Tornando alle novità immediatamente operative, il quarto conto energia introduce una maggiorazione del 10% sulle tariffe incentivanti per quegli impianti realizzati con almeno il 60% di componenti realizzati in Europa. Che impatto potrà avere questa norma protezionistica sulla realizzazione degli impianti e sulla filiera italiana  del fotovoltaico?

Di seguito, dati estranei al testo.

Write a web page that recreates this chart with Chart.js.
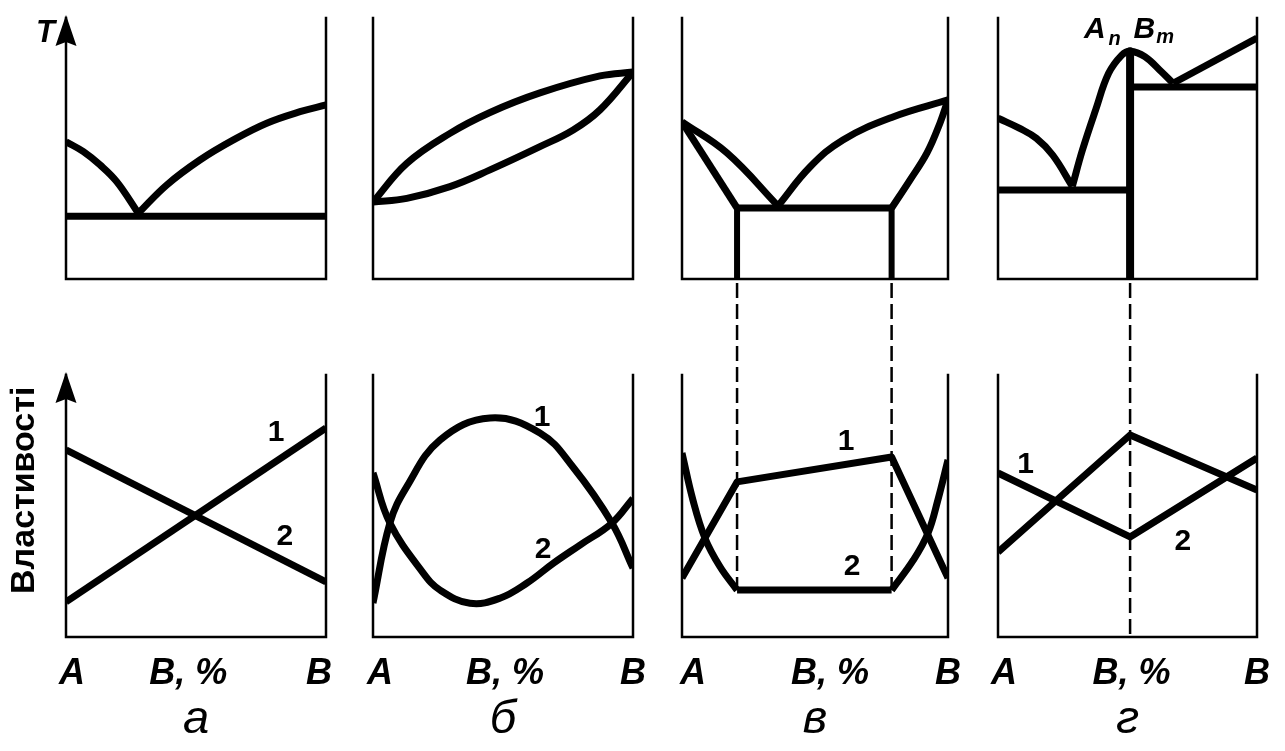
<!DOCTYPE html>
<html lang="uk">
<head>
<meta charset="utf-8">
<title>Діаграми стану та властивості сплавів</title>
<script src="https://cdn.jsdelivr.net/npm/chart.js@4.4.1/dist/chart.umd.min.js"></script>
<style>
  html, body { margin: 0; padding: 0; background: #fff; }
  #figure { position: relative; width: 1285px; height: 751px; overflow: hidden; background: #fff; }
  #figure canvas { position: absolute; left: 0; top: 0; }
</style>
</head>
<body>
<div id="figure">
  <canvas id="colA" width="1285" height="751"></canvas>
  <canvas id="colB" width="1285" height="751"></canvas>
  <canvas id="colV" width="1285" height="751"></canvas>
  <canvas id="colG" width="1285" height="751"></canvas>
</div>
<script>
// Composition runs from pure A (0) to pure B (100, % of B).
// Upper diagrams: temperature T; lower diagrams: properties 1 and 2.
// Both vertical scales are relative units 0–100.

const xTickLabels = ['A', 'B, %', 'B'];
const captions = ['а', 'б', 'в', 'г'];
const axisNames = { top: 'T', bottom: 'Властивості' };

// а — components mutually insoluble in the solid state (eutectic mixture)
const aLiquidusA = [[0, 52.6], [6.7, 48.8], [13.1, 43.7], [19.5, 37.3], [27.8, 25.2]];
const aLiquidusB = [[27.8, 25.2], [38.7, 36], [51.5, 45.6], [64.4, 53.3], [77.2, 59.7], [90, 64.1], [100, 66.7]];
const aEutectic  = [[0, 24], [100, 24]];
const aProperty1 = [[0, 13.4], [100, 79.8]];
const aProperty2 = [[0, 71.4], [100, 21]];
const aNumbers   = [{ text: '1', x: 80.8, y: 77.9 }, { text: '2', x: 84.2, y: 38.2 }];

// б — unlimited solubility in the solid state
const bLiquidus  = [[0, 29.5], [13, 44.3], [29.6, 55.8], [45, 63.8], [64.2, 71.3], [87.3, 77.8], [100, 79.3]];
const bSolidus   = [[0, 29.5], [13, 30.9], [29.6, 35.4], [45, 41.8], [64.2, 50.7], [77, 57.1], [87.3, 64.8], [100, 79.3]];
const bProperty1 = [[0, 13], [6.5, 43.5], [13, 57.4], [25.8, 75.2], [45, 83.6], [64.2, 77.9], [76.9, 64.9], [91.9, 43.5], [100, 26.3]];
const bProperty2 = [[0, 62.6], [6.5, 43.5], [19.4, 24.3], [25.8, 17.9], [37.3, 12.9], [48.8, 14.8], [59.1, 20.5], [69.3, 28.1], [79.6, 35.1], [91.8, 43.4], [100, 52.9]];
const bNumbers   = [{ text: '1', x: 65, y: 83.6 }, { text: '2', x: 65.4, y: 33.2 }];

// в — limited solubility in the solid state
const vLiquidusA = [[0, 60.2], [16.9, 48.3], [36.1, 28]];
const vSolidusA  = [[0, 60.2], [20.7, 27.2]];
const vEutectic  = [[20.7, 27.2], [78.8, 27.2]];
const vLiquidusB = [[36.1, 28], [48.1, 42.9], [60.5, 53.3], [79.3, 62.1], [100, 68.6]];
const vSolidusB  = [[78.8, 27.2], [85.7, 37.9], [92.1, 48.3], [97, 59.8], [100, 68.6]];
const vSolvusA   = [[20.7, 27.2], [20.7, 0]];
const vSolvusB   = [[78.8, 27.2], [78.8, 0]];
const vProperty1 = [[0, 22.5], [20.7, 59.2], [78.8, 68.7], [100, 22.5]];
const vProperty2A = [[0, 70.2], [4.1, 52.3], [8.6, 37.8], [14.3, 26.8], [20.7, 17.9]];
const vProperty2M = [[20.7, 17.9], [78.8, 17.9]];
const vProperty2B = [[78.8, 17.9], [87, 29.4], [92.5, 39.7], [96.2, 52.3], [100, 67.6]];
const vGuides    = [{ x: 20.7, to: 17.9 }, { x: 78.8, to: 17.9 }];
const vNumbers   = [{ text: '1', x: 61.7, y: 74.4 }, { text: '2', x: 63.9, y: 26.7 }];

// г — stable chemical compound AnBm
const gLiquidusA = [[0, 61.6], [8.4, 57.7], [14.8, 53.9], [21.1, 47.5], [28.7, 35.5]];
const gEutecticA = [[0, 34.1], [51, 34.1]];
const gLiquidusC = [[28.7, 35.5], [32.6, 49.4], [37.7, 64.8], [42.7, 78.8], [47.8, 85.8], [51, 87.3], [56.7, 85.2], [63.1, 79.4], [67.6, 75]];
const gEutecticB = [[51, 73.6], [100, 73.6]];
const gLiquidusB = [[67.6, 75], [100, 92.3]];
const gCompound  = [[51, 87.3], [51, 0]];
const gProperty1 = [[0, 62.6], [51, 38.2], [100, 68.3]];
const gProperty2 = [[0, 32.4], [51, 77.1], [100, 56.1]];
const gGuides    = [{ x: 51, to: 0 }];
const gNumbers   = [{ text: '1', x: 10.7, y: 65.6 }, { text: '2', x: 71.4, y: 36.3 }];
const gFormula   = [
  { text: 'A', x: 33.2, y: 92.3, sub: false },
  { text: 'n', x: 42.7, y: 89.7, sub: true },
  { text: 'B', x: 52.3, y: 92.3, sub: false },
  { text: 'm', x: 61.1, y: 90.4, sub: true }
];

const INK = '#000';
const FONT = '"Liberation Sans", Arial, Helvetica, sans-serif';
const W = 1285;

Chart.defaults.font.family = FONT;
Chart.defaults.color = INK;

// Open-topped frame of every panel, optional arrow heads, dashed guides between the rows
const framePlugin = {
  id: 'panelFrame',
  beforeDatasetsDraw(chart, _args, opts) {
    const { ctx, scales } = chart;
    const xs = scales.x;
    const x0 = xs.getPixelForValue(0);
    const x1 = xs.getPixelForValue(100);
    ctx.save();
    ctx.strokeStyle = INK;
    ctx.fillStyle = INK;
    ctx.lineWidth = 2.5;
    ctx.lineCap = 'square';
    ctx.lineJoin = 'miter';
    for (const id of ['yT', 'yP']) {
      const ys = scales[id];
      const top = ys.getPixelForValue(ys.max);
      const bottom = ys.getPixelForValue(ys.min);
      ctx.beginPath();
      ctx.moveTo(x0, top);
      ctx.lineTo(x0, bottom);
      ctx.lineTo(x1, bottom);
      ctx.lineTo(x1, top);
      ctx.stroke();
      if (opts.arrows) {
        const tip = top - 3;
        ctx.beginPath();
        ctx.moveTo(x0, tip);
        ctx.lineTo(x0 + 10.5, tip + 31);
        ctx.lineTo(x0, tip + 27);
        ctx.lineTo(x0 - 10.5, tip + 31);
        ctx.closePath();
        ctx.fill();
      }
    }
    const guides = opts.guides || [];
    if (guides.length) {
      ctx.lineWidth = 2.5;
      ctx.lineCap = 'butt';
      ctx.setLineDash([15, 6]);
      for (const g of guides) {
        const gx = xs.getPixelForValue(g.x);
        ctx.beginPath();
        ctx.moveTo(gx, scales.yT.getPixelForValue(0) + 4);
        ctx.lineTo(gx, scales.yP.getPixelForValue(g.to));
        ctx.stroke();
      }
    }
    ctx.restore();
  }
};

// Curve numbers, axis names and the compound formula
const notesPlugin = {
  id: 'notes',
  afterDatasetsDraw(chart, _args, opts) {
    const { ctx, scales } = chart;
    const xs = scales.x, yT = scales.yT, yP = scales.yP;
    ctx.save();
    ctx.fillStyle = INK;
    ctx.textAlign = 'center';
    ctx.textBaseline = 'middle';
    ctx.font = `bold 30px ${FONT}`;
    for (const n of opts.numbers || []) {
      ctx.fillText(n.text, xs.getPixelForValue(n.x), yP.getPixelForValue(n.y));
    }
    if (opts.formula) {
      ctx.textAlign = 'left';
      ctx.textBaseline = 'alphabetic';
      for (const p of opts.formula) {
        ctx.font = `italic bold ${p.sub ? 20 : 30}px ${FONT}`;
        ctx.fillText(p.text, xs.getPixelForValue(p.x), yT.getPixelForValue(p.y));
      }
    }
    if (opts.axisNames) {
      const x0 = xs.getPixelForValue(0);
      ctx.font = `italic bold 31px ${FONT}`;
      ctx.textAlign = 'right';
      ctx.textBaseline = 'alphabetic';
      ctx.fillText(opts.axisNames.top, x0 - 11, yT.getPixelForValue(90.8));
      ctx.translate(x0 - 41, yP.getPixelForValue(56));
      ctx.rotate(-Math.PI / 2);
      ctx.font = `bold 34px ${FONT}`;
      ctx.textAlign = 'center';
      ctx.textBaseline = 'middle';
      ctx.fillText(opts.axisNames.bottom, 0, 0);
    }
    ctx.restore();
  }
};

function curve(points, axis, smooth, width) {
  return {
    data: points.map(([x, y]) => ({ x, y })),
    yAxisID: axis,
    borderColor: INK,
    borderWidth: width || 7,
    pointRadius: 0,
    fill: false,
    tension: smooth ? 0.4 : 0,
    cubicInterpolationMode: 'default',
    borderCapStyle: 'butt',
    borderJoinStyle: 'round'
  };
}

function column(canvasId, cfg) {
  return new Chart(document.getElementById(canvasId), {
    type: 'line',
    data: { datasets: cfg.datasets },
    options: {
      responsive: false,
      animation: false,
      devicePixelRatio: 1,
      events: [],
      layout: { padding: { left: cfg.left, right: W - cfg.right, top: 18, bottom: 0 } },
      scales: {
        x: {
          type: 'linear', min: 0, max: 100, position: 'bottom',
          grid: { display: false, drawTicks: false },
          border: { display: false },
          afterFit: (s) => { s.height = 114; },
          afterBuildTicks: (s) => { s.ticks = cfg.labelAt.map(v => ({ value: v })); },
          ticks: {
            autoSkip: false, maxRotation: 0, minRotation: 0, padding: 15, color: INK,
            font: { family: FONT, size: 36, style: 'italic', weight: 'bold' },
            callback: (_v, i) => xTickLabels[i]
          },
          title: {
            display: true, text: cfg.caption, color: INK,
            font: { family: FONT, size: 47, style: 'italic', weight: 'normal' },
            padding: { top: 0, bottom: 3 }
          }
        },
        yT:   { type: 'linear', display: false, min: 0, max: 100, position: 'left', stack: 'col', stackWeight: 261, weight: 3 },
        yGap: { type: 'linear', display: false, min: 0, max: 1,   position: 'left', stack: 'col', stackWeight: 96,  weight: 2 },
        yP:   { type: 'linear', display: false, min: 0, max: 100, position: 'left', stack: 'col', stackWeight: 262, weight: 1 }
      },
      plugins: {
        legend: { display: false },
        tooltip: { enabled: false },
        panelFrame: { arrows: !!cfg.arrows, guides: cfg.guides || [] },
        notes: { numbers: cfg.numbers, formula: cfg.formula, axisNames: cfg.axisNames }
      }
    },
    plugins: [framePlugin, notesPlugin]
  });
}

column('colA', {
  left: 66, right: 326, caption: captions[0], labelAt: [2.3, 47, 97.3], arrows: true,
  axisNames: axisNames, numbers: aNumbers,
  datasets: [
    curve(aLiquidusA, 'yT', true), curve(aLiquidusB, 'yT', true), curve(aEutectic, 'yT'),
    curve(aProperty1, 'yP'), curve(aProperty2, 'yP')
  ]
});

column('colB', {
  left: 373, right: 633, caption: captions[1], labelAt: [2.7, 50.8, 100], numbers: bNumbers,
  datasets: [
    curve(bLiquidus, 'yT', true), curve(bSolidus, 'yT', true),
    curve(bProperty1, 'yP', true), curve(bProperty2, 'yP', true)
  ]
});

column('colV', {
  left: 682, right: 948, caption: captions[2], labelAt: [4.1, 55.6, 100], numbers: vNumbers, guides: vGuides,
  datasets: [
    curve(vLiquidusA, 'yT', true), curve(vSolidusA, 'yT'), curve(vEutectic, 'yT'),
    curve(vLiquidusB, 'yT', true), curve(vSolidusB, 'yT', true),
    curve(vSolvusA, 'yT', false, 6), curve(vSolvusB, 'yT', false, 6),
    curve(vProperty1, 'yP'), curve(vProperty2A, 'yP', true), curve(vProperty2M, 'yP'), curve(vProperty2B, 'yP', true)
  ]
});

column('colG', {
  left: 998, right: 1260, caption: captions[3], labelAt: [2.3, 51.5, 100], numbers: gNumbers, guides: gGuides,
  formula: gFormula,
  datasets: [
    curve(gLiquidusA, 'yT', true), curve(gEutecticA, 'yT'), curve(gLiquidusC, 'yT', true),
    curve(gEutecticB, 'yT'), curve(gLiquidusB, 'yT'), curve(gCompound, 'yT', false, 8),
    curve(gProperty1, 'yP'), curve(gProperty2, 'yP')
  ]
});
</script>
</body>
</html>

Dalle nostre prime simulazioni risulta che spendere almeno il 60% dei costi di investimento in prodotti europei significa che in pratica non si potranno comperare moduli fabbricati fuori dall’Unione. O il modulo e la struttura o il modulo e l’inverter, ma sicuramente il modulo dovrà essere acquistato in Europa. Potenzialemente è un meccanismo virtuoso per la filiera europea del FV. Bisogna però poi capire praticamente come questo meccanismo verrà applicato, quali meccanismi di tracciabilità verranno messi in piedi con i regolamenti. Il rischio è che, ad esempio, si comprino moduli extra UE che poi vengono fatti risultare europei a seguito di minime rifiniture. Le questioni sono molte: ad esempio, come verrà conteggiata la spesa per un modulo italiano fatto con celle cinesi? Insomma, una norma virtuosa ma dalla difficile applicabilità. Molto dipenderà da come verranno scritti i regolamenti.

Altre novità rilevanti contenute nel decreto che vanno evidenziate?
Quella sugli inverter: per la prima volta si prevede che gli inverter debbano avere la possibilità di esser scollegati dalla rete in remoto. Un passo verso la smart grid: questo permetterebbe di stabilizzare in alcuni momenti la rete elettrica in alcune aree in corripondenza dei picchi di produzione, gestendo i sovraccarichi attraverso il distacco degli impianti. E’ un modo di migliorare le prestazioni della rete sul brevissimo termine senza investire nelle infrastrutture. Ovviamente, qui sarà cruciale capire come e se verrà remunerata l’energia che non viene immessa in rete quando questi inverter vengono scollegati: come per l’incentivo ai prodotti ‘made in Ue’ si tratta di una novità potenzialmente positiva i cui risultati dipendono però da come la si applicherà.